Work instructions: Copy out the entries in full and with complete accuracy; pictures are excluded.

Figure scripts:
>>>
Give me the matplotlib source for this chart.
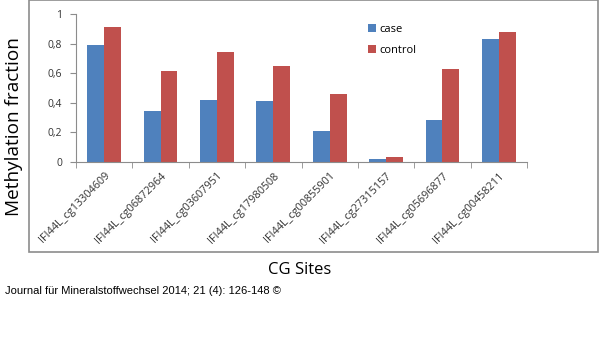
import numpy as np
import matplotlib
matplotlib.use("Agg")
import matplotlib.pyplot as plt
from matplotlib.patches import Rectangle

# CpG sites of IFI44L and methylation fractions per group
sites = ["IFI44L_cg13304609", "IFI44L_cg06872964", "IFI44L_cg03607951",
         "IFI44L_cg17980508", "IFI44L_cg00855901", "IFI44L_cg27315157",
         "IFI44L_cg05696877", "IFI44L_cg00458211"]
case = [0.79, 0.345, 0.42, 0.415, 0.21, 0.022, 0.285, 0.83]
control = [0.915, 0.617, 0.745, 0.647, 0.46, 0.035, 0.63, 0.877]
yticks = [0, 0.2, 0.4, 0.6, 0.8, 1]
yticklabels = ["0", "0,2", "0,4", "0,6", "0,8", "1"]

blue = "#4F81BD"
red = "#C0504D"
font = ["Open Sans", "DejaVu Sans"]

fig = plt.figure(figsize=(6, 3.38), dpi=100)

# grauer Rahmen um das Diagramm
fig.patches.append(Rectangle((28.5 / 600, 1 - 252 / 338), 569 / 600, 252 / 338,
                             transform=fig.transFigure, fill=False,
                             edgecolor="#8c8c8c", linewidth=1.2))

ax = fig.add_axes([76 / 600, 1 - 162 / 338, 451 / 600, 148 / 338])

x = np.arange(len(sites))
w = 0.3
ax.bar(x - w / 2, case, w, color=blue, label="case")
ax.bar(x + w / 2, control, w, color=red, label="control")

ax.set_xlim(-0.5, len(sites) - 0.5)
ax.set_ylim(0, 1)
ax.set_yticks(yticks)
ax.set_yticklabels(yticklabels, family=font, fontsize=7.5, color="#333333")
ax.set_xticks(x)
ax.set_xticklabels(sites, rotation=45, ha="right", rotation_mode="anchor",
                   family=font, fontsize=7.8, color="#333333")
# Teilstriche zwischen den Kategorien
ax.set_xticks(np.arange(len(sites) + 1) - 0.5, minor=True)
ax.tick_params(axis="x", which="major", length=0, pad=6)
ax.tick_params(axis="x", which="minor", length=4, color="#8c8c8c")
ax.tick_params(axis="y", length=4, color="#8c8c8c", pad=6)

for s in ["top", "right"]:
    ax.spines[s].set_visible(False)
for s in ["left", "bottom"]:
    ax.spines[s].set_color("#8c8c8c")
    ax.spines[s].set_linewidth(0.8)

ax.legend(loc="upper left", bbox_to_anchor=(0.625, 1.0), frameon=False,
          handlelength=0.7, handleheight=0.7, handletextpad=0.3,
          labelspacing=0.9, prop={"family": font, "size": 8})

fig.text(14 / 600, 1 - 127 / 338, "Methylation fraction", rotation=90,
         ha="center", va="center", family=font, fontsize=13.7)
fig.text(300 / 600, 1 - 270 / 338, "CG Sites", ha="center", va="center",
         family=font, fontsize=12)
fig.text(5 / 600, 1 - 291 / 338, "Journal für Mineralstoffwechsel 2014; 21 (4): 126-148 ©",
         ha="left", va="center", family=["Liberation Sans Narrow", "Liberation Sans", "DejaVu Sans"],
         fontsize=8)

fig.savefig("out.png", dpi=100, facecolor="white")
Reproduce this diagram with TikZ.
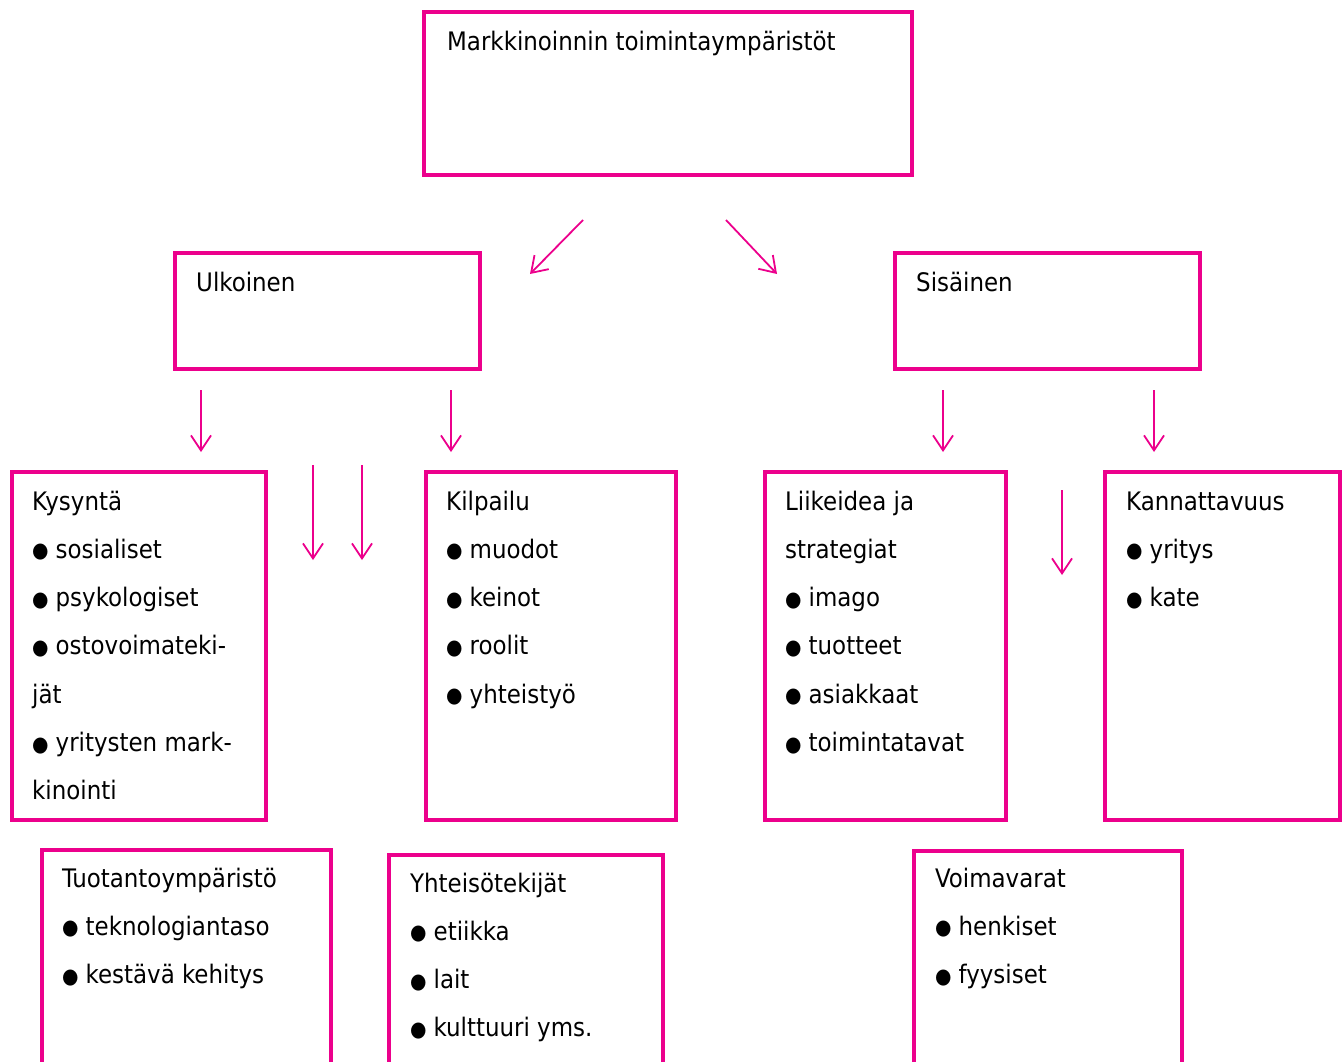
\documentclass[tikz,border=0pt]{standalone}
\usepackage{fontspec}
\setmainfont{DejaVu Sans Condensed}
\usetikzlibrary{arrows.meta}
\definecolor{mag}{HTML}{EC008C}
\newcommand{\bul}{\raisebox{0.5pt}{\fontsize{21}{21}\selectfont ●}\hspace{7pt}}
\newcommand{\lines}[1]{\begin{tabular}[t]{@{}l@{}}#1\end{tabular}}
\tikzset{
  box/.style={draw=mag, line width=4pt, rectangle, inner sep=0pt, outer sep=0pt, anchor=north west},
  txt/.style={anchor=base west, inner sep=0pt, font=\fontsize{25.5}{48.3}\selectfont},
  arr/.style={draw=mag, line width=1.8pt, -{Straight Barb[length=15pt,width=20pt]}}
}
\begin{document}
\begin{tikzpicture}[x=1pt,y=-1pt]
\useasboundingbox (0,0) rectangle (1344,1061);
\clip (0,0) rectangle (1344,1061);
% boxes
\node[box, minimum width=488pt, minimum height=163pt] (top) at (424,12) {};
\node[box, minimum width=305pt, minimum height=116pt] (ulk) at (175,253) {};
\node[box, minimum width=305pt, minimum height=116pt] (sis) at (895,253) {};
\node[box, minimum width=254pt, minimum height=348pt] (kys) at (12,472) {};
\node[box, minimum width=250pt, minimum height=348pt] (kil) at (426,472) {};
\node[box, minimum width=241pt, minimum height=348pt] (lii) at (765,472) {};
\node[box, minimum width=235pt, minimum height=348pt] (kan) at (1105,472) {};
\node[box, minimum width=289pt, minimum height=240pt] (tuo) at (42,850) {};
\node[box, minimum width=274pt, minimum height=240pt] (yht) at (389,855) {};
\node[box, minimum width=268pt, minimum height=240pt] (voi) at (914,851) {};
% texts
\node[txt] (ttop) at (447,50) {Markkinoinnin toimintaympäristöt};
\node[txt] (tulk) at (196,291) {Ulkoinen};
\node[txt] (tsis) at (916,291) {Sisäinen};
\node[txt] (tkys) at (32,510) {\lines{Kysyntä\\\bul sosialiset\\\bul psykologiset\\\bul ostovoimateki-\\jät\\\bul yritysten mark-\\kinointi}};
\node[txt] (tkil) at (446,510) {\lines{Kilpailu\\\bul muodot\\\bul keinot\\\bul roolit\\\bul yhteistyö}};
\node[txt] (tlii) at (785,510) {\lines{Liikeidea ja\\strategiat\\\bul imago\\\bul tuotteet\\\bul asiakkaat\\\bul toimintatavat}};
\node[txt] (tkan) at (1126,510) {\lines{Kannattavuus\\\bul yritys\\\bul kate}};
\node[txt] (ttuo) at (62,887) {\lines{Tuotantoympäristö\\\bul teknologiantaso\\\bul kestävä kehitys}};
\node[txt] (tyht) at (410,892) {\lines{Yhteisötekijät\\\bul etiikka\\\bul lait\\\bul kulttuuri yms.}};
\node[txt] (tvoi) at (935,887) {\lines{Voimavarat\\\bul henkiset\\\bul fyysiset}};
% arrows
\coordinate (a1s) at (583,220); \coordinate (a1e) at (530,274);
\coordinate (a2s) at (726,220); \coordinate (a2e) at (777,274);
\coordinate (d1s) at (201,390); \coordinate (d1e) at (201,452);
\coordinate (d2s) at (451,390); \coordinate (d2e) at (451,452);
\coordinate (d3s) at (943,390); \coordinate (d3e) at (943,452);
\coordinate (d4s) at (1154,390); \coordinate (d4e) at (1154,452);
\coordinate (d5s) at (313,465); \coordinate (d5e) at (313,560);
\coordinate (d6s) at (362,465); \coordinate (d6e) at (362,560);
\coordinate (d7s) at (1062,490); \coordinate (d7e) at (1062,575);
\foreach \a in {a1,a2,d1,d2,d3,d4,d5,d6,d7}{
  \draw[arr] (\a s) -- (\a e);
}
\end{tikzpicture}
\end{document}
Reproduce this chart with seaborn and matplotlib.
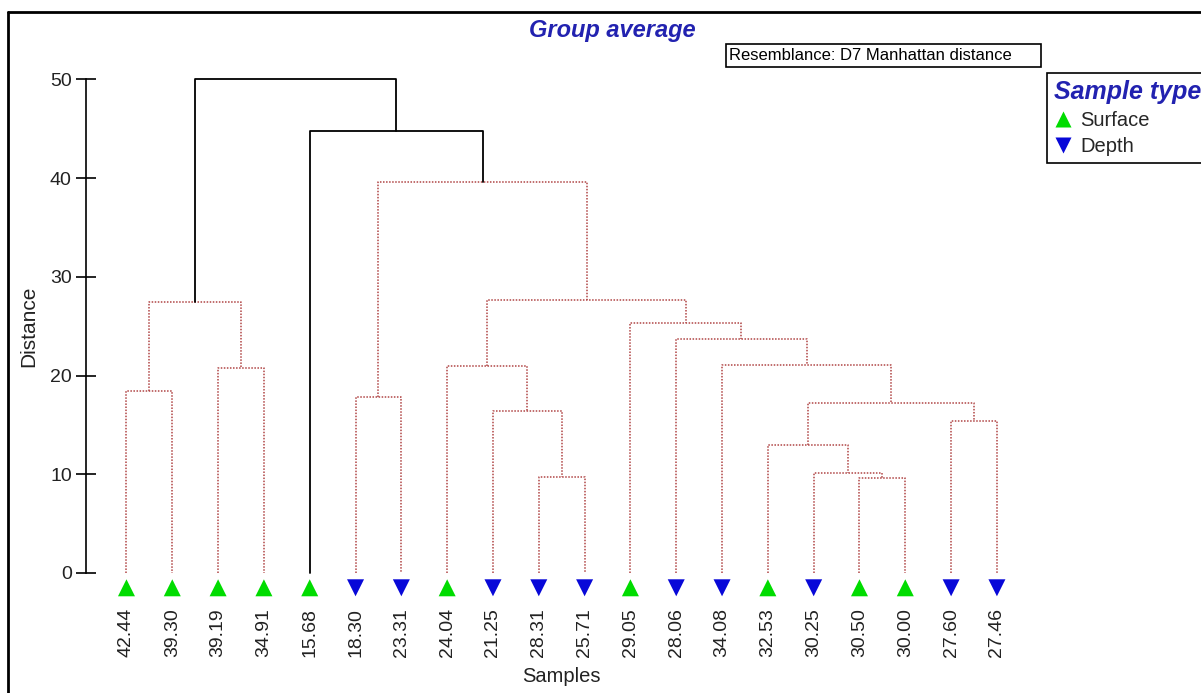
<<<
Answer to this task:
Give me the matplotlib source for this chart.
import numpy as np
import matplotlib
matplotlib.use("Agg")
import matplotlib.pyplot as plt
from matplotlib.patches import Rectangle

# CpG sites of IFI44L and methylation fractions per group
sites = ["IFI44L_cg13304609", "IFI44L_cg06872964", "IFI44L_cg03607951",
         "IFI44L_cg17980508", "IFI44L_cg00855901", "IFI44L_cg27315157",
         "IFI44L_cg05696877", "IFI44L_cg00458211"]
case = [0.79, 0.345, 0.42, 0.415, 0.21, 0.022, 0.285, 0.83]
control = [0.915, 0.617, 0.745, 0.647, 0.46, 0.035, 0.63, 0.877]
yticks = [0, 0.2, 0.4, 0.6, 0.8, 1]
yticklabels = ["0", "0,2", "0,4", "0,6", "0,8", "1"]

blue = "#4F81BD"
red = "#C0504D"
font = ["Open Sans", "DejaVu Sans"]

fig = plt.figure(figsize=(6, 3.38), dpi=100)

# grauer Rahmen um das Diagramm
fig.patches.append(Rectangle((28.5 / 600, 1 - 252 / 338), 569 / 600, 252 / 338,
                             transform=fig.transFigure, fill=False,
                             edgecolor="#8c8c8c", linewidth=1.2))

ax = fig.add_axes([76 / 600, 1 - 162 / 338, 451 / 600, 148 / 338])

x = np.arange(len(sites))
w = 0.3
ax.bar(x - w / 2, case, w, color=blue, label="case")
ax.bar(x + w / 2, control, w, color=red, label="control")

ax.set_xlim(-0.5, len(sites) - 0.5)
ax.set_ylim(0, 1)
ax.set_yticks(yticks)
ax.set_yticklabels(yticklabels, family=font, fontsize=7.5, color="#333333")
ax.set_xticks(x)
ax.set_xticklabels(sites, rotation=45, ha="right", rotation_mode="anchor",
                   family=font, fontsize=7.8, color="#333333")
# Teilstriche zwischen den Kategorien
ax.set_xticks(np.arange(len(sites) + 1) - 0.5, minor=True)
ax.tick_params(axis="x", which="major", length=0, pad=6)
ax.tick_params(axis="x", which="minor", length=4, color="#8c8c8c")
ax.tick_params(axis="y", length=4, color="#8c8c8c", pad=6)

for s in ["top", "right"]:
    ax.spines[s].set_visible(False)
for s in ["left", "bottom"]:
    ax.spines[s].set_color("#8c8c8c")
    ax.spines[s].set_linewidth(0.8)

ax.legend(loc="upper left", bbox_to_anchor=(0.625, 1.0), frameon=False,
          handlelength=0.7, handleheight=0.7, handletextpad=0.3,
          labelspacing=0.9, prop={"family": font, "size": 8})

fig.text(14 / 600, 1 - 127 / 338, "Methylation fraction", rotation=90,
         ha="center", va="center", family=font, fontsize=13.7)
fig.text(300 / 600, 1 - 270 / 338, "CG Sites", ha="center", va="center",
         family=font, fontsize=12)
fig.text(5 / 600, 1 - 291 / 338, "Journal für Mineralstoffwechsel 2014; 21 (4): 126-148 ©",
         ha="left", va="center", family=["Liberation Sans Narrow", "Liberation Sans", "DejaVu Sans"],
         fontsize=8)

fig.savefig("out.png", dpi=100, facecolor="white")
Reproduce this diagram with TikZ.
\documentclass[tikz,border=0pt]{standalone}
\usepackage{fontspec}
\setmainfont{DejaVu Sans Condensed}
\usetikzlibrary{arrows.meta}
\definecolor{mag}{HTML}{EC008C}
\newcommand{\bul}{\raisebox{0.5pt}{\fontsize{21}{21}\selectfont ●}\hspace{7pt}}
\newcommand{\lines}[1]{\begin{tabular}[t]{@{}l@{}}#1\end{tabular}}
\tikzset{
  box/.style={draw=mag, line width=4pt, rectangle, inner sep=0pt, outer sep=0pt, anchor=north west},
  txt/.style={anchor=base west, inner sep=0pt, font=\fontsize{25.5}{48.3}\selectfont},
  arr/.style={draw=mag, line width=1.8pt, -{Straight Barb[length=15pt,width=20pt]}}
}
\begin{document}
\begin{tikzpicture}[x=1pt,y=-1pt]
\useasboundingbox (0,0) rectangle (1344,1061);
\clip (0,0) rectangle (1344,1061);
% boxes
\node[box, minimum width=488pt, minimum height=163pt] (top) at (424,12) {};
\node[box, minimum width=305pt, minimum height=116pt] (ulk) at (175,253) {};
\node[box, minimum width=305pt, minimum height=116pt] (sis) at (895,253) {};
\node[box, minimum width=254pt, minimum height=348pt] (kys) at (12,472) {};
\node[box, minimum width=250pt, minimum height=348pt] (kil) at (426,472) {};
\node[box, minimum width=241pt, minimum height=348pt] (lii) at (765,472) {};
\node[box, minimum width=235pt, minimum height=348pt] (kan) at (1105,472) {};
\node[box, minimum width=289pt, minimum height=240pt] (tuo) at (42,850) {};
\node[box, minimum width=274pt, minimum height=240pt] (yht) at (389,855) {};
\node[box, minimum width=268pt, minimum height=240pt] (voi) at (914,851) {};
% texts
\node[txt] (ttop) at (447,50) {Markkinoinnin toimintaympäristöt};
\node[txt] (tulk) at (196,291) {Ulkoinen};
\node[txt] (tsis) at (916,291) {Sisäinen};
\node[txt] (tkys) at (32,510) {\lines{Kysyntä\\\bul sosialiset\\\bul psykologiset\\\bul ostovoimateki-\\jät\\\bul yritysten mark-\\kinointi}};
\node[txt] (tkil) at (446,510) {\lines{Kilpailu\\\bul muodot\\\bul keinot\\\bul roolit\\\bul yhteistyö}};
\node[txt] (tlii) at (785,510) {\lines{Liikeidea ja\\strategiat\\\bul imago\\\bul tuotteet\\\bul asiakkaat\\\bul toimintatavat}};
\node[txt] (tkan) at (1126,510) {\lines{Kannattavuus\\\bul yritys\\\bul kate}};
\node[txt] (ttuo) at (62,887) {\lines{Tuotantoympäristö\\\bul teknologiantaso\\\bul kestävä kehitys}};
\node[txt] (tyht) at (410,892) {\lines{Yhteisötekijät\\\bul etiikka\\\bul lait\\\bul kulttuuri yms.}};
\node[txt] (tvoi) at (935,887) {\lines{Voimavarat\\\bul henkiset\\\bul fyysiset}};
% arrows
\coordinate (a1s) at (583,220); \coordinate (a1e) at (530,274);
\coordinate (a2s) at (726,220); \coordinate (a2e) at (777,274);
\coordinate (d1s) at (201,390); \coordinate (d1e) at (201,452);
\coordinate (d2s) at (451,390); \coordinate (d2e) at (451,452);
\coordinate (d3s) at (943,390); \coordinate (d3e) at (943,452);
\coordinate (d4s) at (1154,390); \coordinate (d4e) at (1154,452);
\coordinate (d5s) at (313,465); \coordinate (d5e) at (313,560);
\coordinate (d6s) at (362,465); \coordinate (d6e) at (362,560);
\coordinate (d7s) at (1062,490); \coordinate (d7e) at (1062,575);
\foreach \a in {a1,a2,d1,d2,d3,d4,d5,d6,d7}{
  \draw[arr] (\a s) -- (\a e);
}
\end{tikzpicture}
\end{document}
Reproduce this chart with seaborn and matplotlib.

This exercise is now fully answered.